Instruction: Copy the lines below as they are; omit the images they contain.

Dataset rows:
* begin *
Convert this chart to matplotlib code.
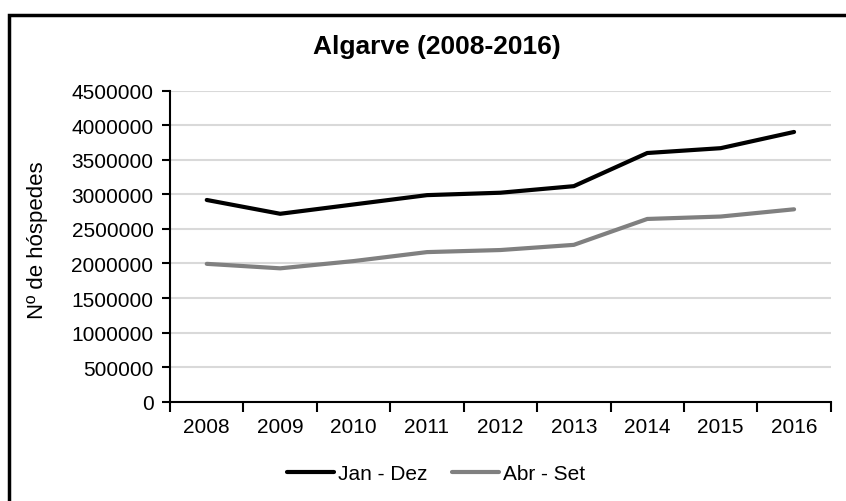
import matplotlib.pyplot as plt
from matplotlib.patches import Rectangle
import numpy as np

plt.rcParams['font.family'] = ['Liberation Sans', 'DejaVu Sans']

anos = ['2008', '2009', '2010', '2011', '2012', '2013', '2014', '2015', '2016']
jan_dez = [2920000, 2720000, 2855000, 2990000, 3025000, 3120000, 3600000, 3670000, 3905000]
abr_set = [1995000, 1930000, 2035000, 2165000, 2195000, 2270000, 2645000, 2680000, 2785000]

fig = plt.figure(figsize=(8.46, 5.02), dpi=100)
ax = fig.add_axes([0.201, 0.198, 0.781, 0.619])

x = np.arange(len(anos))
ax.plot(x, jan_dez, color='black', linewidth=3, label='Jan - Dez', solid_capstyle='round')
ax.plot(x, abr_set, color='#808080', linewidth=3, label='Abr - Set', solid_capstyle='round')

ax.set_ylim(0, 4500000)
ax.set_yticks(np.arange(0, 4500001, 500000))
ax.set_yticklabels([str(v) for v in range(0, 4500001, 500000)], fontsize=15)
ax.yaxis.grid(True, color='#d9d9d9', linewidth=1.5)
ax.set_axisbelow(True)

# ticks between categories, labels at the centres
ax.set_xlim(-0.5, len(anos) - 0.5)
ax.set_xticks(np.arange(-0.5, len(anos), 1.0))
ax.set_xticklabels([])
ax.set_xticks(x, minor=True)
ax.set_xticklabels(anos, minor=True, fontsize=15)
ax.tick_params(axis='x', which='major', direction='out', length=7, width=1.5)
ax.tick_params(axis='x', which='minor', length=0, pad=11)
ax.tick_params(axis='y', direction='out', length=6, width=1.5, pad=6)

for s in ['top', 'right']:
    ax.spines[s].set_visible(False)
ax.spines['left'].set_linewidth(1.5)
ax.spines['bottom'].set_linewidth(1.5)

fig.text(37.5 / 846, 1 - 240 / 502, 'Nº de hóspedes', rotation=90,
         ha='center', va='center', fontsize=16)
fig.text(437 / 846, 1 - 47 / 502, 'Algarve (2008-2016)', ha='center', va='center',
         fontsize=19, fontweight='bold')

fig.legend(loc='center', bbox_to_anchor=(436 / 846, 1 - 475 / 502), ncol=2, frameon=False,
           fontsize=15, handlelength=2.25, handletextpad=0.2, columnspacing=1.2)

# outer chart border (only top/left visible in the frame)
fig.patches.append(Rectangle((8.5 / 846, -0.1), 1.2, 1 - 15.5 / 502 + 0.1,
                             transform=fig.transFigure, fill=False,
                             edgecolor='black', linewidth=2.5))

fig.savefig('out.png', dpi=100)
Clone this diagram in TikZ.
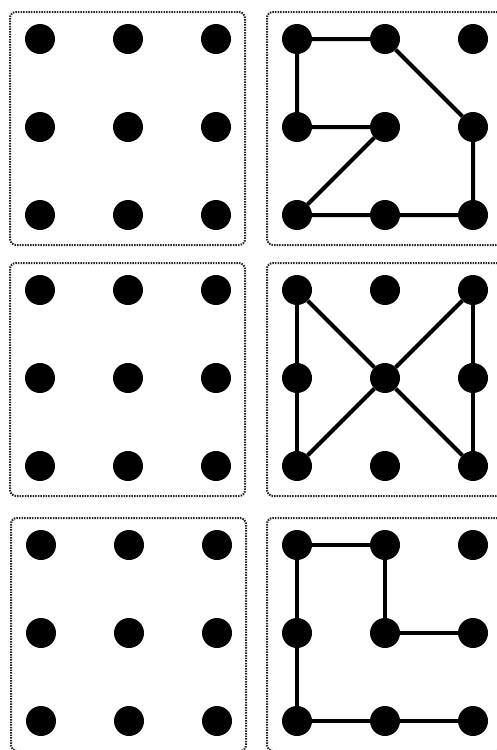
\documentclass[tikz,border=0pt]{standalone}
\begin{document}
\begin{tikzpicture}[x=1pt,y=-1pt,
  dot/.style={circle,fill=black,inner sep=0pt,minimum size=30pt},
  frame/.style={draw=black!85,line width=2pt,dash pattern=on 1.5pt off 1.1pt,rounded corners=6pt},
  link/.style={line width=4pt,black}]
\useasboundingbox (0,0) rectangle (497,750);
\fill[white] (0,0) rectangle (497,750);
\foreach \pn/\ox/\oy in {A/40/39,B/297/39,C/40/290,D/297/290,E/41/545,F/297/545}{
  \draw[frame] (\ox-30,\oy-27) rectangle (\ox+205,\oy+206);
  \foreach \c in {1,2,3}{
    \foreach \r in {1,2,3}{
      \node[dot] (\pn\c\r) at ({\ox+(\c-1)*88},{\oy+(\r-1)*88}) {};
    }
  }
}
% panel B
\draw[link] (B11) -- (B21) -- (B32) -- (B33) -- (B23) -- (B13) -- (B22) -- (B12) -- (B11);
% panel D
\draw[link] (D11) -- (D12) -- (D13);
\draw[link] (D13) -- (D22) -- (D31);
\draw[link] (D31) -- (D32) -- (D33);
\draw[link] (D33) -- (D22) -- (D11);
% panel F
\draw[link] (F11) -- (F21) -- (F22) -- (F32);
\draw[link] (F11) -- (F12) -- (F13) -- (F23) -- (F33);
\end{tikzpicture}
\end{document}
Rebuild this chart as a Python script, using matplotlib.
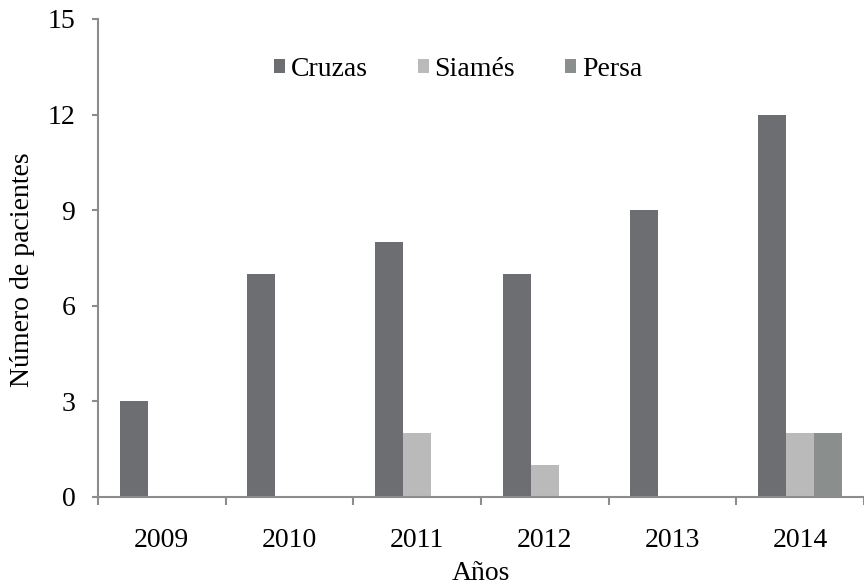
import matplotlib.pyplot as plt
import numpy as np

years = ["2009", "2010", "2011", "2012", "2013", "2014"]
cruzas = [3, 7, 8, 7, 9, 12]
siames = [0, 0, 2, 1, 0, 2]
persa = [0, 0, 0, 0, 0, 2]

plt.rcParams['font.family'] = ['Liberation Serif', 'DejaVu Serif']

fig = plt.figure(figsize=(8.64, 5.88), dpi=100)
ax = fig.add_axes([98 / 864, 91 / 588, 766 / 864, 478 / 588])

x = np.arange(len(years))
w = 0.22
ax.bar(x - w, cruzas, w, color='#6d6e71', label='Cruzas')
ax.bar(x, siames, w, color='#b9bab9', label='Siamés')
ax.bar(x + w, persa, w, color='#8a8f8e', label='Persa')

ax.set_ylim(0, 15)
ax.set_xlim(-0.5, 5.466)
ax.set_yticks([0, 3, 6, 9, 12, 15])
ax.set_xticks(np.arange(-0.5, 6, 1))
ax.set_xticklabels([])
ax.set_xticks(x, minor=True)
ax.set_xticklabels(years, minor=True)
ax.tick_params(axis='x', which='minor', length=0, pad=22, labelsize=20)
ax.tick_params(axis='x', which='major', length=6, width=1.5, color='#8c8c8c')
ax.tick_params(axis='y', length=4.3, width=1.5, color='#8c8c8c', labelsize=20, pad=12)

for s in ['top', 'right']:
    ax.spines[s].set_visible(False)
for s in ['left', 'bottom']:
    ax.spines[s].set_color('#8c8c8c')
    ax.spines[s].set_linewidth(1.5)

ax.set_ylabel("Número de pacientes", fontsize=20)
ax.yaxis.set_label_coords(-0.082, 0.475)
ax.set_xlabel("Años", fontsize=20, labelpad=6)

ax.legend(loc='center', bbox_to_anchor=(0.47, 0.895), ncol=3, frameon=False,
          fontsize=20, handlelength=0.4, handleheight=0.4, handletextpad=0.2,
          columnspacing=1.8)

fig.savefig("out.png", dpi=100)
* end *
Task output:
Convert this chart to matplotlib code.
import matplotlib.pyplot as plt
from matplotlib.patches import Rectangle
import numpy as np

plt.rcParams['font.family'] = ['Liberation Sans', 'DejaVu Sans']

anos = ['2008', '2009', '2010', '2011', '2012', '2013', '2014', '2015', '2016']
jan_dez = [2920000, 2720000, 2855000, 2990000, 3025000, 3120000, 3600000, 3670000, 3905000]
abr_set = [1995000, 1930000, 2035000, 2165000, 2195000, 2270000, 2645000, 2680000, 2785000]

fig = plt.figure(figsize=(8.46, 5.02), dpi=100)
ax = fig.add_axes([0.201, 0.198, 0.781, 0.619])

x = np.arange(len(anos))
ax.plot(x, jan_dez, color='black', linewidth=3, label='Jan - Dez', solid_capstyle='round')
ax.plot(x, abr_set, color='#808080', linewidth=3, label='Abr - Set', solid_capstyle='round')

ax.set_ylim(0, 4500000)
ax.set_yticks(np.arange(0, 4500001, 500000))
ax.set_yticklabels([str(v) for v in range(0, 4500001, 500000)], fontsize=15)
ax.yaxis.grid(True, color='#d9d9d9', linewidth=1.5)
ax.set_axisbelow(True)

# ticks between categories, labels at the centres
ax.set_xlim(-0.5, len(anos) - 0.5)
ax.set_xticks(np.arange(-0.5, len(anos), 1.0))
ax.set_xticklabels([])
ax.set_xticks(x, minor=True)
ax.set_xticklabels(anos, minor=True, fontsize=15)
ax.tick_params(axis='x', which='major', direction='out', length=7, width=1.5)
ax.tick_params(axis='x', which='minor', length=0, pad=11)
ax.tick_params(axis='y', direction='out', length=6, width=1.5, pad=6)

for s in ['top', 'right']:
    ax.spines[s].set_visible(False)
ax.spines['left'].set_linewidth(1.5)
ax.spines['bottom'].set_linewidth(1.5)

fig.text(37.5 / 846, 1 - 240 / 502, 'Nº de hóspedes', rotation=90,
         ha='center', va='center', fontsize=16)
fig.text(437 / 846, 1 - 47 / 502, 'Algarve (2008-2016)', ha='center', va='center',
         fontsize=19, fontweight='bold')

fig.legend(loc='center', bbox_to_anchor=(436 / 846, 1 - 475 / 502), ncol=2, frameon=False,
           fontsize=15, handlelength=2.25, handletextpad=0.2, columnspacing=1.2)

# outer chart border (only top/left visible in the frame)
fig.patches.append(Rectangle((8.5 / 846, -0.1), 1.2, 1 - 15.5 / 502 + 0.1,
                             transform=fig.transFigure, fill=False,
                             edgecolor='black', linewidth=2.5))

fig.savefig('out.png', dpi=100)
Clone this diagram in TikZ.
\documentclass[tikz,border=0pt]{standalone}
\begin{document}
\begin{tikzpicture}[x=1pt,y=-1pt,
  dot/.style={circle,fill=black,inner sep=0pt,minimum size=30pt},
  frame/.style={draw=black!85,line width=2pt,dash pattern=on 1.5pt off 1.1pt,rounded corners=6pt},
  link/.style={line width=4pt,black}]
\useasboundingbox (0,0) rectangle (497,750);
\fill[white] (0,0) rectangle (497,750);
\foreach \pn/\ox/\oy in {A/40/39,B/297/39,C/40/290,D/297/290,E/41/545,F/297/545}{
  \draw[frame] (\ox-30,\oy-27) rectangle (\ox+205,\oy+206);
  \foreach \c in {1,2,3}{
    \foreach \r in {1,2,3}{
      \node[dot] (\pn\c\r) at ({\ox+(\c-1)*88},{\oy+(\r-1)*88}) {};
    }
  }
}
% panel B
\draw[link] (B11) -- (B21) -- (B32) -- (B33) -- (B23) -- (B13) -- (B22) -- (B12) -- (B11);
% panel D
\draw[link] (D11) -- (D12) -- (D13);
\draw[link] (D13) -- (D22) -- (D31);
\draw[link] (D31) -- (D32) -- (D33);
\draw[link] (D33) -- (D22) -- (D11);
% panel F
\draw[link] (F11) -- (F21) -- (F22) -- (F32);
\draw[link] (F11) -- (F12) -- (F13) -- (F23) -- (F33);
\end{tikzpicture}
\end{document}
Rebuild this chart as a Python script, using matplotlib.
import matplotlib.pyplot as plt
import numpy as np

years = ["2009", "2010", "2011", "2012", "2013", "2014"]
cruzas = [3, 7, 8, 7, 9, 12]
siames = [0, 0, 2, 1, 0, 2]
persa = [0, 0, 0, 0, 0, 2]

plt.rcParams['font.family'] = ['Liberation Serif', 'DejaVu Serif']

fig = plt.figure(figsize=(8.64, 5.88), dpi=100)
ax = fig.add_axes([98 / 864, 91 / 588, 766 / 864, 478 / 588])

x = np.arange(len(years))
w = 0.22
ax.bar(x - w, cruzas, w, color='#6d6e71', label='Cruzas')
ax.bar(x, siames, w, color='#b9bab9', label='Siamés')
ax.bar(x + w, persa, w, color='#8a8f8e', label='Persa')

ax.set_ylim(0, 15)
ax.set_xlim(-0.5, 5.466)
ax.set_yticks([0, 3, 6, 9, 12, 15])
ax.set_xticks(np.arange(-0.5, 6, 1))
ax.set_xticklabels([])
ax.set_xticks(x, minor=True)
ax.set_xticklabels(years, minor=True)
ax.tick_params(axis='x', which='minor', length=0, pad=22, labelsize=20)
ax.tick_params(axis='x', which='major', length=6, width=1.5, color='#8c8c8c')
ax.tick_params(axis='y', length=4.3, width=1.5, color='#8c8c8c', labelsize=20, pad=12)

for s in ['top', 'right']:
    ax.spines[s].set_visible(False)
for s in ['left', 'bottom']:
    ax.spines[s].set_color('#8c8c8c')
    ax.spines[s].set_linewidth(1.5)

ax.set_ylabel("Número de pacientes", fontsize=20)
ax.yaxis.set_label_coords(-0.082, 0.475)
ax.set_xlabel("Años", fontsize=20, labelpad=6)

ax.legend(loc='center', bbox_to_anchor=(0.47, 0.895), ncol=3, frameon=False,
          fontsize=20, handlelength=0.4, handleheight=0.4, handletextpad=0.2,
          columnspacing=1.8)

fig.savefig("out.png", dpi=100)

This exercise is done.